Kristen has been an educator for 25+ years - as a classroom teacher, a school administrator, and a university instructor. She holds a doctorate in Education Leadership.
First Day Jitters
First Day Jitters is a great book that lends itself to several interesting and important lessons for students. The activities below have been developed for use with beginning to middle elementary students and can be used to extend learning after reading this cleverly written story.
Chart of Feelings
Use this activity to create a chart displaying the feelings students each student felt on the first day of school.
Materials: drawing paper cut into 4ths, crayons, tape
- Begin with a discussion about how people feel on the first day of school.
- Talk about the following emotions as they apply to the first day of school:
- Write the four emotions on the board along with another that says ''all of them.''
- Allow students to raise their hands and tell how they felt on the first day.
- Next, give each student one of the smaller pieces of drawing paper and some crayons.
- Instruct students to choose one of the emotions (or all of them) that best fit how they felt on the first day of school.
- Have students draw a face on their paper that reflects the student feeling that emotion.
- Also, have students write their names on the backs of their papers.
- Now have each student come up and tape their drawing next to the corresponding word on the board.
- When all students are done, count to see how many students experienced each emotion on the first day of school.
Tips to the New Teacher
At the end of the book, we find out that it is the new teacher who is feeling nervous about the first day of school. Use this activity to help students think about what advice they might give to a new teacher.
Materials: writing paper, pencils
- Put students into groups of 3-4.
- Instruct each group to discuss what advice they might give to a new teacher. Make a couple of suggestions to help them get started.
- What time does school start and end?
- What are the hallway or playground rules at the school?
- What are some things the teacher might want to know about the students?
- Where is the lunchroom?
- How can the new teacher stop feeling nervous?
- Have each group create of list of ideas.
- Once completed, let each group read their advice list to the class.
''Our First Day'' Class Book
Create a class book about first day feelings.
Materials: drawing paper, crayons, pencils
- Begin by asking students to share the feelings they experienced on the first day of school.
- Next, give each student a piece of drawing paper, crayons, and a pencil.
- Explain that you will be creating a class book about the students' feelings on the first day.

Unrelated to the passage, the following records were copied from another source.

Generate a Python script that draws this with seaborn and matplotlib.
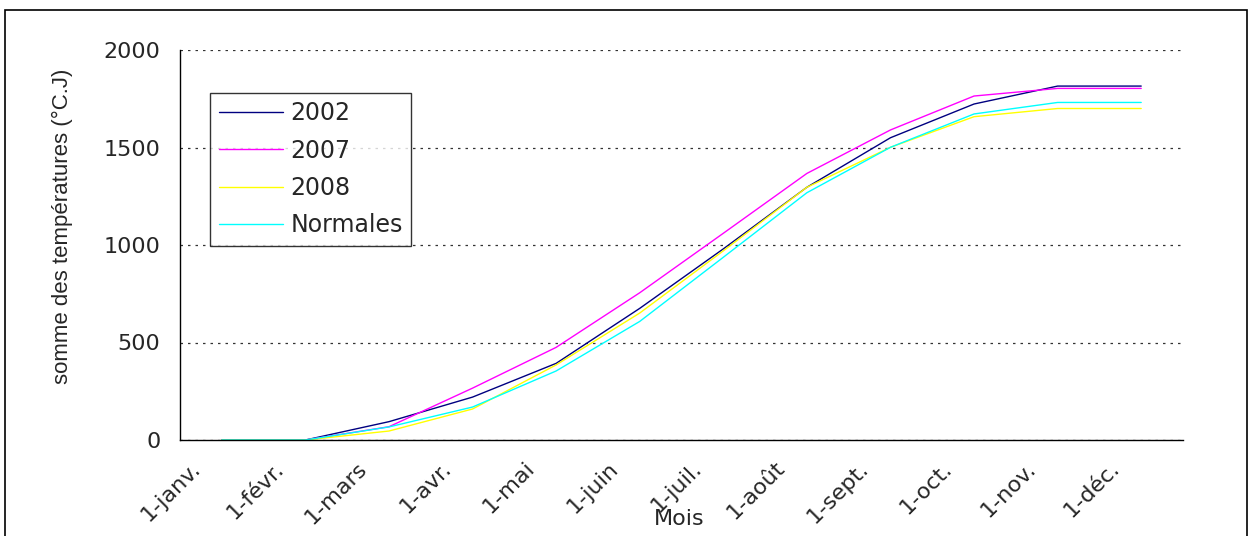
import matplotlib
matplotlib.use("Agg")
import matplotlib.pyplot as plt
import matplotlib.transforms as mtransforms
from matplotlib.patches import Rectangle
import seaborn as sns
import pandas as pd
import numpy as np

months = ["1-janv.", "1-févr.", "1-mars", "1-avr.", "1-mai", "1-juin",
          "1-juil.", "1-août", "1-sept.", "1-oct.", "1-nov.", "1-déc."]
s2002 = [0, 0, 94, 220, 393, 675, 980, 1296, 1550, 1723, 1815, 1815]
s2007 = [0, 0, 68, 266, 475, 755, 1060, 1367, 1590, 1764, 1803, 1803]
s2008 = [0, 0, 46, 159, 385, 651, 970, 1296, 1501, 1658, 1700, 1700]
normales = [0, 0, 67, 169, 354, 608, 937, 1268, 1501, 1672, 1731, 1731]
series_names = ["2002", "2007", "2008", "Normales"]
colors = ["#000080", "#FF00FF", "#FFFF00", "#00FFFF"]

frames = []
for name, vals in zip(series_names, [s2002, s2007, s2008, normales]):
    frames.append(pd.DataFrame({"Mois": months, "val": vals, "serie": name}))
df = pd.concat(frames, ignore_index=True)

sns.set_style("white")
plt.rcParams["font.family"] = ["DejaVu Sans"]
FS = 16

W, H = 1252, 536
fig = plt.figure(figsize=(W / 100, H / 100), dpi=100)
ax = fig.add_axes([180 / W, 1 - 440 / H, (1183 - 180) / W, (440 - 50) / H])

sns.lineplot(data=df, x="Mois", y="val", hue="serie", palette=colors,
             linewidth=1.0, ax=ax, sort=False)

ax.set_xlim(-0.5, 11.5)
ax.set_ylim(0, 2000)
ax.set_yticks([0, 500, 1000, 1500, 2000])
ax.set_yticklabels(["0", "500", "1000", "1500", "2000"], fontsize=FS)
ax.yaxis.grid(True, linestyle=(0, (2, 4)), color="#333333", linewidth=0.9)
ax.xaxis.grid(False)

# tick marks at category boundaries, labels at category centres
ax.set_xticks(np.arange(-0.5, 12, 1.0))
ax.set_xticklabels([""] * 13)
ax.set_xticks(np.arange(0, 12), minor=True)
ax.set_xticklabels(months, minor=True, rotation=45, ha="right",
                   rotation_mode="anchor", fontsize=FS)
ax.tick_params(axis="x", which="major", direction="out", length=7, width=1, color="black")
ax.tick_params(axis="x", which="minor", length=0, pad=0)
ax.tick_params(axis="y", direction="out", length=7, width=1, color="black", pad=7)
offset = mtransforms.ScaledTranslation(-32 / 100, -18 / 100, fig.dpi_scale_trans)
for lab in ax.get_xticklabels(minor=True):
    lab.set_transform(lab.get_transform() + offset)

for sp in ["top", "right"]:
    ax.spines[sp].set_visible(False)
for sp in ["left", "bottom"]:
    ax.spines[sp].set_color("black")
    ax.spines[sp].set_linewidth(1.0)

ax.set_xlabel("")
ax.set_ylabel("")
fig.text(62 / W, 1 - 226 / H, "somme des températures (°C.J)", rotation=90,
         ha="center", va="center", fontsize=16, family=["Liberation Sans", "DejaVu Sans"])
fig.text(679 / W, 1 - 519 / H, "Mois", ha="center", va="center", fontsize=FS)

leg = ax.legend(loc="upper left", bbox_to_anchor=(30 / 1003, (440 - 93) / 390),
                borderaxespad=0, frameon=True, fancybox=False, fontsize=17,
                handlelength=2.75, labelspacing=0.56, borderpad=0.36,
                handletextpad=0.3)
leg.get_frame().set_edgecolor("black")
leg.get_frame().set_linewidth(1.0)
for line in leg.get_lines():
    line.set_linewidth(1.0)

fig.patches.append(Rectangle((5 / W, -0.05), (1247 - 5) / W, 1 - 10 / H + 0.05,
                             transform=fig.transFigure, fill=False,
                             edgecolor="black", linewidth=1.2))

fig.savefig("out.png", dpi=100)
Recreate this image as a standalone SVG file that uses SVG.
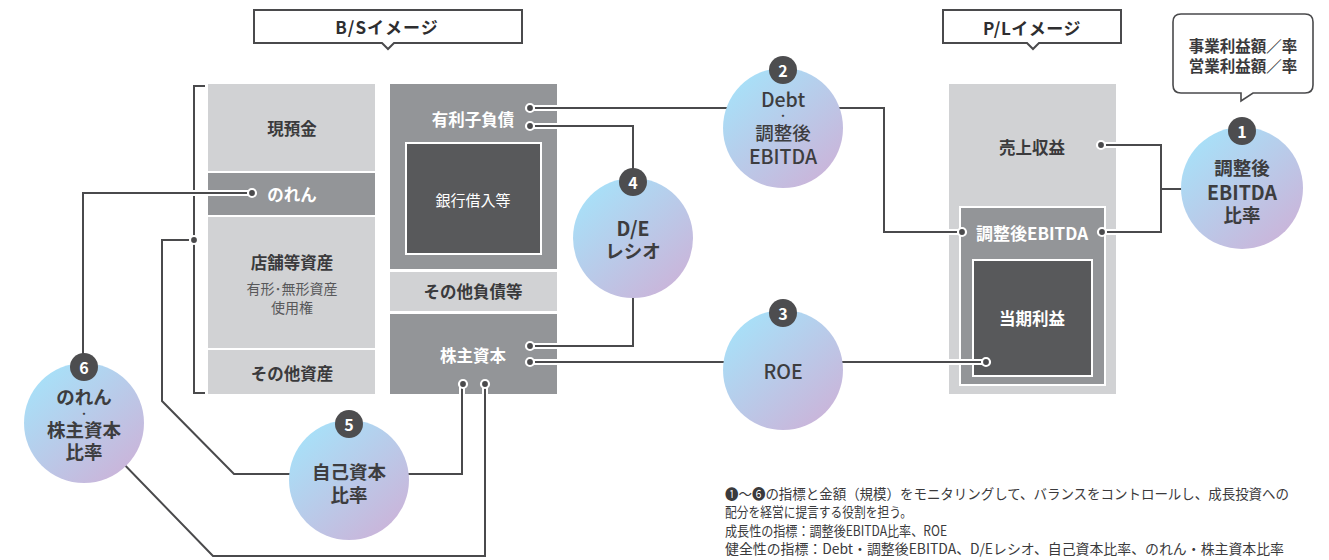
<svg xmlns="http://www.w3.org/2000/svg" width="1329" height="560" viewBox="0 0 1329 560">
<defs>
<linearGradient id="grad" x1="0.15" y1="0.1" x2="0.85" y2="0.9">
<stop offset="0" stop-color="#a8e0f8"/>
<stop offset="1" stop-color="#cab5da"/>
</linearGradient>
<style>
text{font-family:"Noto Sans CJK JP","Noto Sans",sans-serif;text-anchor:middle;dominant-baseline:central}
.lt{fill:#d1d2d4}
.md{fill:#939598}
.dk{fill:#58595b;stroke:#fff;stroke-width:2}
.mdb{fill:#939598;stroke:#fff;stroke-width:2}
.frame{fill:#fff;stroke:#4a4a4c;stroke-width:2}
.halo{fill:none;stroke:#fff;stroke-width:6}
.ln{fill:none;stroke:#4a4a4c;stroke-width:2}
.dot{fill:#4a4a4c;stroke:#fff;stroke-width:2.2}
.tdk{fill:#3a3a3c;font-weight:700;font-size:16.5px}
.twh{fill:#fff;font-weight:700;font-size:16.5px}
.ball{fill:url(#grad)}
.badge{fill:#4d4d4f}
.bnum{fill:#fff;font-weight:700;font-size:16px}
.ct{fill:#3d3d3f;font-weight:700;font-size:18.5px}
.cl{fill:#3d3d3f;font-weight:700;font-size:19.5px}
.mid{fill:#3d3d3f;font-weight:700;font-size:9px}
.foot{fill:#3a3a3c;font-size:14px;text-anchor:start}
</style>
</defs>

<g id="bs-header">
<path class="frame" d="M254,43 V10 H522 V43 H394 L388,49 L382,43 Z"/>
<text x="387" y="26" style="font-weight:700;font-size:17px;letter-spacing:1px;fill:#2e2e30">B/Sイメージ</text>
</g>
<g id="pl-header">
<path class="frame" d="M943,43 V10 H1121 V43 H1039 L1033,49 L1027,43 Z"/>
<text x="1032" y="27" style="font-weight:700;font-size:17px;letter-spacing:0.5px;fill:#2e2e30">P/Lイメージ</text>
</g>
<g id="bubble">
<path class="frame" style="stroke-width:1.6" d="M1181,14 H1305 Q1313,14 1313,22 V85 Q1313,93 1305,93 H1253 L1241,101 V93 H1181 Q1173,93 1173,85 V22 Q1173,14 1181,14 Z"/>
<text x="1243" y="45" class="tdk" style="font-size:15.5px">事業利益額／率</text>
<text x="1243" y="65" class="tdk" style="font-size:15.5px">営業利益額／率</text>
</g>

<g id="bs-bracket">
<path class="ln" d="M205,86 H194 V393 H205"/>
</g>
<g id="cash">
<rect class="lt" x="208" y="84" width="167" height="87"/>
<text x="292" y="128" class="tdk">現預金</text>
</g>
<g id="goodwill">
<rect class="md" x="208" y="173" width="167" height="42"/>
<text x="292" y="194" class="twh">のれん</text>
</g>
<g id="store-assets">
<rect class="lt" x="208" y="217" width="167" height="131"/>
<text x="292" y="262" class="tdk">店舗等資産</text>
<text x="292" y="288" style="fill:#58585a;font-size:14px">有形･無形資産</text>
<text x="292" y="307" style="fill:#58585a;font-size:14px">使用権</text>
</g>
<g id="other-assets">
<rect class="lt" x="208" y="350" width="167" height="44"/>
<text x="292" y="373" class="tdk">その他資産</text>
</g>
<g id="interest-debt">
<rect class="md" x="390" y="84" width="167" height="185"/>
<text x="473" y="119" class="twh">有利子負債</text>
</g>
<g id="bank-loans">
<rect class="dk" x="406" y="143" width="135" height="111"/>
<text x="473" y="199" style="fill:#fff;font-size:15px">銀行借入等</text>
</g>
<g id="other-liab">
<rect class="lt" x="390" y="272" width="167" height="39"/>
<text x="473" y="291" class="tdk">その他負債等</text>
</g>
<g id="equity">
<rect class="md" x="390" y="314" width="167" height="80"/>
<text x="473" y="355" class="twh">株主資本</text>
</g>

<g id="revenue">
<rect class="lt" x="949" y="84" width="167" height="310"/>
<text x="1032" y="147" class="tdk">売上収益</text>
</g>
<g id="adj-ebitda">
<rect class="mdb" x="960" y="207" width="145" height="178"/>
<text x="1032" y="232" class="twh" style="font-size:17px">調整後EBITDA</text>
</g>
<g id="net-income">
<rect class="dk" x="973" y="260" width="119" height="116"/>
<text x="1032" y="318" class="twh">当期利益</text>
</g>

<g id="connectors">
<path class="halo" d="M252,193 H83 V370"/>
<path class="halo" d="M194,240 H162 V401 L234,474 H462 V384"/>
<path class="halo" d="M84,423 L213,556 H485 V384"/>
<path class="halo" d="M530,108 H884 V232 H962"/>
<path class="halo" d="M530,126 H633 V346 H530"/>
<path class="halo" d="M530,362 H986"/>
<path class="halo" d="M1101,145 H1161 V232 H1102 M1161,189 H1242"/>
<path class="ln" d="M252,193 H83 V370"/>
<path class="ln" d="M194,240 H162 V401 L234,474 H462 V384"/>
<path class="ln" d="M84,423 L213,556 H485 V384"/>
<path class="ln" d="M530,108 H884 V232 H962"/>
<path class="ln" d="M530,126 H633 V346 H530"/>
<path class="ln" d="M530,362 H986"/>
<path class="ln" d="M1101,145 H1161 V232 H1102 M1161,189 H1242"/>
<circle class="dot" cx="252" cy="193" r="4"/>
<circle class="dot" cx="194" cy="240" r="4"/>
<circle class="dot" cx="530" cy="108" r="4"/>
<circle class="dot" cx="530" cy="126" r="4"/>
<circle class="dot" cx="530" cy="346" r="4"/>
<circle class="dot" cx="530" cy="362" r="4"/>
<circle class="dot" cx="463" cy="384" r="4"/>
<circle class="dot" cx="485" cy="384" r="4"/>
<circle class="dot" cx="1101" cy="145" r="4"/>
<circle class="dot" cx="962" cy="232" r="4"/>
<circle class="dot" cx="1102" cy="232" r="4"/>
<circle class="dot" cx="986" cy="362" r="4"/>
</g>

<g id="kpi1">
<circle class="ball" cx="1242" cy="188" r="61"/>
<circle class="badge" cx="1242" cy="131" r="14"/>
<text x="1242" y="131" class="bnum">1</text>
<text x="1242" y="167" class="ct">調整後</text>
<text x="1242" y="191" class="cl">EBITDA</text>
<text x="1242" y="214" class="ct">比率</text>
</g>
<g id="kpi2">
<circle class="ball" cx="783" cy="128" r="60"/>
<circle class="badge" cx="783" cy="70" r="14"/>
<text x="783" y="70" class="bnum">2</text>
<text x="783" y="98" class="cl" style="font-weight:500">Debt</text>
<text x="783" y="115" class="mid">・</text>
<text x="783" y="132" class="ct" style="font-weight:500">調整後</text>
<text x="783" y="155" class="cl" style="font-weight:500">EBITDA</text>
</g>
<g id="kpi3">
<circle class="ball" cx="783" cy="370" r="60"/>
<circle class="badge" cx="783" cy="313" r="14"/>
<text x="783" y="313" class="bnum">3</text>
<text x="783" y="370" class="cl" style="font-weight:500">ROE</text>
</g>
<g id="kpi4">
<circle class="ball" cx="633" cy="238" r="60"/>
<circle class="badge" cx="633" cy="182" r="14"/>
<text x="633" y="182" class="bnum">4</text>
<text x="633" y="227" class="cl">D/E</text>
<text x="633" y="250" class="ct">レシオ</text>
</g>
<g id="kpi5">
<circle class="ball" cx="349" cy="480" r="60"/>
<circle class="badge" cx="349" cy="424" r="14"/>
<text x="349" y="424" class="bnum">5</text>
<text x="349" y="471" class="ct">自己資本</text>
<text x="349" y="494" class="ct">比率</text>
</g>
<g id="kpi6">
<circle class="ball" cx="84" cy="423" r="60"/>
<circle class="badge" cx="84" cy="367" r="14"/>
<text x="84" y="367" class="bnum">6</text>
<text x="84" y="396" class="ct">のれん</text>
<text x="84" y="413" class="mid">・</text>
<text x="84" y="429" class="ct">株主資本</text>
<text x="84" y="451" class="ct">比率</text>
</g>

<g id="footer">
<text x="725" y="493" class="foot" textLength="564" lengthAdjust="spacingAndGlyphs">❶～❻の指標と金額（規模）をモニタリングして、バランスをコントロールし、成長投資への</text>
<text x="725" y="511" class="foot" textLength="187" lengthAdjust="spacingAndGlyphs">配分を経営に提言する役割を担う。</text>
<text x="725" y="530" class="foot" textLength="222" lengthAdjust="spacingAndGlyphs">成長性の指標：調整後EBITDA比率、ROE</text>
<text x="725" y="548" class="foot" textLength="559" lengthAdjust="spacingAndGlyphs">健全性の指標：Debt・調整後EBITDA、D/Eレシオ、自己資本比率、のれん・株主資本比率</text>
</g>
</svg>
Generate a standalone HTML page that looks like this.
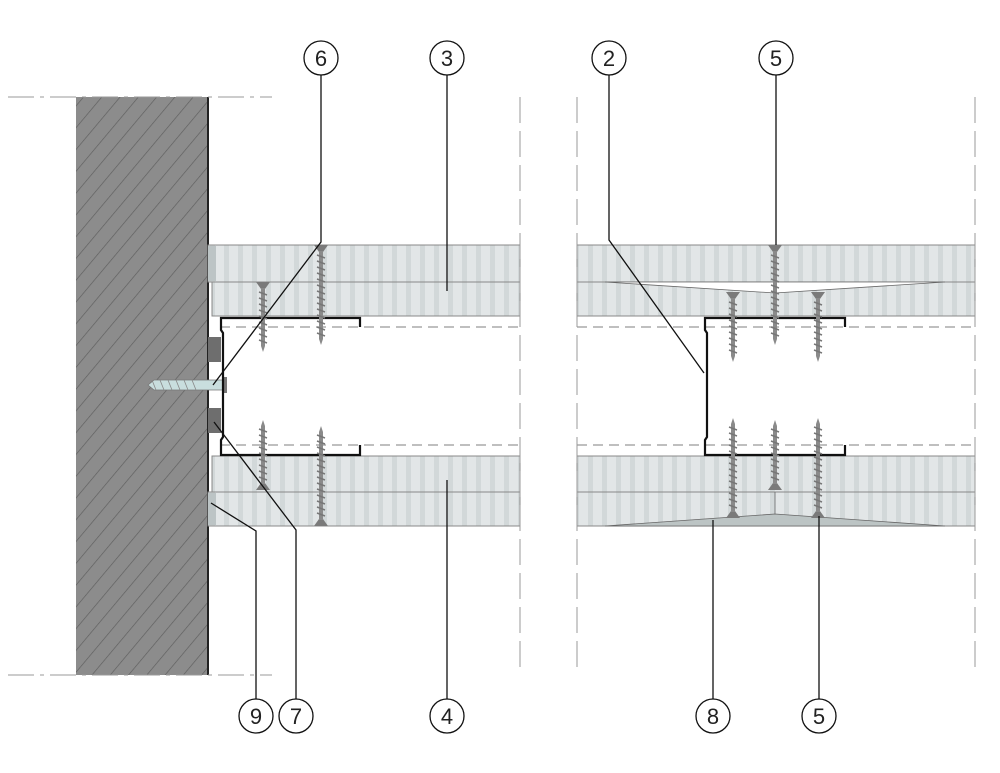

- Instruct students to write this sentence toward the top of their paper and fill in the blank (put the sentence on the board so they can copy it): ''On the first day of school, I felt _ _ _''
- After they've all written their sentence, allow time for students to create a picture to go with it.
- Have students share their work with the class.
- Then collect all of the papers and bind them with a teacher created cover to create a class book.
This book lends itself to a great discussion about feelings and emotions. Use this activity to help students develop their understanding of different emotions.
Materials: drawing paper, crayons
- As a class, talk about various emotions: happy, sad, mad, scared, nervous, shy, excited, curious (plus any others you feel are relevant so that you have a total of 8).
- Write the names of the emotions on the board so that students can see them.
- Next, give each student a piece of drawing paper.
- Demonstrate for students how to fold the paper into fourths.
- Show students how to unfold their papers and use a crayon to draw in lines that will separate their papers into fourths on both sides (for a total of 8).
- Instruct students to write one emotion word at the bottom of each of the sections on their papers.
- Now have students draw a face in each section that shows what each emotion might look like.
- Display student work in the classroom.
Write Your Teacher a Letter
Use this activity to help students explain their feelings and emotions to their teacher.
Materials: writing paper, pencils
- Give each student a piece of writing paper and a pencil.
- Demonstrate for students how to begin a friendly letter with ''Dear _ _ _,''.
- Next, give students time to write you a letter. Encourage them to:
- Explain how they felt on the first day.
- Tell you about their day.
- Make suggestions about what might have made the day better.
- Anything else they want you to know about their first day.
- Collect the letters.
- When time allows, read each letter and write a response to each student.